Oleh Veeramalla Anjaiah
Ada sebuah negara bernama Turkistan Timur di Asia Tengah sebelum 1949. Lebih dari 75 persen populasinya adalah Muslim. Orang-orangnya disebut Uighur, yang berasal dari Turki. Negara ini secara geografis berbatasan dengan China, bekas Uni Soviet, Afghanistan, Pakistan dan India.
Baik Uni Soviet maupun China mengincar negara yang kaya akan sumber daya alam ini. Turkistan Timur merupakan negara besar dengan luas 1.66 juta kilometer persegi, sedikit lebih kecil dari luas Indonesia 1.99 juta kilometer persegi, dan terletak pada posisi yang strategis.
Saat ini, negara besar ini tidak muncul di peta mana pun. Apa yang terjadi?
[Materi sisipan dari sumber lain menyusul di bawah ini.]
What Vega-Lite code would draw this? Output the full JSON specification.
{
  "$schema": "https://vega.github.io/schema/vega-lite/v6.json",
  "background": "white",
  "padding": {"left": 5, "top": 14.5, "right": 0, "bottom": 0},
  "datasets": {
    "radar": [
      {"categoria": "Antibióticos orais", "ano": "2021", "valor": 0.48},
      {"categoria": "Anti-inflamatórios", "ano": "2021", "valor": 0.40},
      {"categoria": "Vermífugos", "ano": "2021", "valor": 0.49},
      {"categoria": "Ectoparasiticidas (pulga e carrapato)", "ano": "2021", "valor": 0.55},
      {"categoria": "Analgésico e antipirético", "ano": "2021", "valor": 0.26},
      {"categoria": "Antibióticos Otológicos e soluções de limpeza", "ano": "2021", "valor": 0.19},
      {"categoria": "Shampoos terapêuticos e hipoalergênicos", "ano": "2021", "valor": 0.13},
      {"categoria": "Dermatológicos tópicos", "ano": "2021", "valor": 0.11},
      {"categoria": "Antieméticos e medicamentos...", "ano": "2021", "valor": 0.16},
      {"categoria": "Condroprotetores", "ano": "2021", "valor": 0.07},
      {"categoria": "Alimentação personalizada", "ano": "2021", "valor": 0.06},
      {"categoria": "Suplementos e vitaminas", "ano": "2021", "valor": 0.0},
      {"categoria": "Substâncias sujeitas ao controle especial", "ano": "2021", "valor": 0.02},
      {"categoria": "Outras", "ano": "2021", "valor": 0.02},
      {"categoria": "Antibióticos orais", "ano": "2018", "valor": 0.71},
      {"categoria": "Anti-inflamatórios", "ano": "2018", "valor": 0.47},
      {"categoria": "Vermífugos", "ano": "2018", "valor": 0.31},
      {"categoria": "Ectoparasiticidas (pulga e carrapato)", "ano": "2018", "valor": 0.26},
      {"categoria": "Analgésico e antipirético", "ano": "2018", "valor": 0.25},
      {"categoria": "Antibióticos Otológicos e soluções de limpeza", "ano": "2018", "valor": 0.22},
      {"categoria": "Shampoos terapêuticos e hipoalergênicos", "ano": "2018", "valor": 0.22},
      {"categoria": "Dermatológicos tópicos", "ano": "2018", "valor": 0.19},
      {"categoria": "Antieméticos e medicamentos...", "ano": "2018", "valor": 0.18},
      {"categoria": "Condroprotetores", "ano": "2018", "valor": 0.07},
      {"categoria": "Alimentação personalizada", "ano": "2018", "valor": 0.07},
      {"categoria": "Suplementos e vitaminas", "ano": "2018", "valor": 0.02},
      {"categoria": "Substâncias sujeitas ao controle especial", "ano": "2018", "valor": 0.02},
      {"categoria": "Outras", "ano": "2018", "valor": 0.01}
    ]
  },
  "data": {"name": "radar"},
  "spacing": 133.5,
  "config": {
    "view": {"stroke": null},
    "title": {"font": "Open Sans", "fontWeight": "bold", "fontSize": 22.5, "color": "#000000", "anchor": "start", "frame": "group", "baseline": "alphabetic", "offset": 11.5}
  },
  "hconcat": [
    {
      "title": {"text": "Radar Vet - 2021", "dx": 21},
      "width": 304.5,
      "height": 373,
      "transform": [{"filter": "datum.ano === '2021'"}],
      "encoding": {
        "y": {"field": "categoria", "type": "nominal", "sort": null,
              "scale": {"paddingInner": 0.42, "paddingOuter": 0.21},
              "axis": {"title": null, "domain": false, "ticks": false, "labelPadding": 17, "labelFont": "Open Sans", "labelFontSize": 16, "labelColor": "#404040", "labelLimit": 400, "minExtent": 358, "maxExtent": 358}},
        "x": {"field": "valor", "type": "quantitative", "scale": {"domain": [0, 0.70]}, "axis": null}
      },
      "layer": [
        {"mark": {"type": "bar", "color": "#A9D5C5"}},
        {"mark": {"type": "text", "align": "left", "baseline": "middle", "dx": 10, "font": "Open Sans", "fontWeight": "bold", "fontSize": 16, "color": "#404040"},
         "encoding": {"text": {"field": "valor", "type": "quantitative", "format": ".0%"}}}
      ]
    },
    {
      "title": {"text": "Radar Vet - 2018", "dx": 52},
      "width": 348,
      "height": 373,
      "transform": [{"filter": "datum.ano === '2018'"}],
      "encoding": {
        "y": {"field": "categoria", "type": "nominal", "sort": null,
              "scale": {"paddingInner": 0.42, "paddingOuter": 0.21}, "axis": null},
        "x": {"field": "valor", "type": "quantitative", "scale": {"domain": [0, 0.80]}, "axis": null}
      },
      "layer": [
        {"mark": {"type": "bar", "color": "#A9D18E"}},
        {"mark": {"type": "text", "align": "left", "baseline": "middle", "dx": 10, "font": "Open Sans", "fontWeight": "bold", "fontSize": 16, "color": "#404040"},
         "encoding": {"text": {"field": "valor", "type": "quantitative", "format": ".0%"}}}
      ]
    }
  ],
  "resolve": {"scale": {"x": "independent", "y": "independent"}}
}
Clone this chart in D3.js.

Dalam upaya untuk mencegah Uni Soviet mengambil alih Turkistan Timur, Komunis China mencaplok Turkistan Timur pada tahun 1949 dan memasukkannya ke dalam Republik Rakyat China dengan nama Daerah Otonomi Uighur Xinjiang. Pada tahun 1950, China juga mencaplok negara lain bernama Tibet. Sebelumnya, China juga mencaplok Mongolia Luar pada tahun 1919. China mengungkapkan alasan untuk pencaplokannya bahwa negara-negara ini adalah bagian dari kekaisaran China di masa lalu.
China, yang diperintah oleh Partai Komunis China yang ateis, tidak menyukai Islam dan Uighur, yang bukan etnis China. China ateis ingin menghancurkan agama dan budaya Uighur. Mereka ingin mengubah Muslim Uighur menjadi komunis dan setia kepada China dan budaya China dengan kekerasan dan intimidasi.
Selama bertahun-tahun, China memindahkan jutaan orang suku Han, yang berasal dari kelompok etnis mayoritas di China, ke Xinjiang dengan tujuan menjadikan penduduk asli Uighur sebagai minoritas di tanah air mereka. China memaksa wanita Uighur menikah dengan pria Han. Pemerintah China memberlakukan sterilisasi paksa pada wanita Uighur untuk mengurangi populasi Uighur.
Pada tahun 1949, populasi Xinjiang terdiri dari 76 persen orang Uighur, 6 persen dari Han China dan sisanya 18 persen dari Kazakh, Mongol dan kelompok minoritas lainnya.
Kita akan terkejut melihat komposisi etnis Xinjiang saat ini. Pada tahun 2020, Xinjiang hanya memiliki 42 persen warga Uighur, penurunan drastis dari 76 persen pada tahun 1949, dan 40 persen populasi Han.Â
Penindasan terhadap Uighur dan agama serta budaya mereka diintensifkan pada tingkat yang mengkhawatirkan sejak Presiden Xi Jinping mengambil alih kekuasaan pada tahun 2013.
Menurut orang Uighur yang tinggal di luar negeri dan kelompok hak asasi manusia internasional, lebih dari 1 juta orang Uighur saat ini secara sewenang-wenang ditahan di jaringan kamp penjara. Saat ini, ada sekitar 11 juta orang Uighur yang tinggal di Xinjiang. Anak-anak dipisahkan dari orang tua mereka dan dimasukkan ke dalam apa yang disebut sebagai kamp pendidikan ulang untuk anak-anak supaya pemerintahan China mencuci otak orang Uighur di usia muda. Di kamp-kamp ini, anak-anak Uighur diajari untuk mencela Islam, budaya Uighur, dan memuji Partai Komunis dan budaya China. Mereka juga dipaksa belajar bahasa Mandarin.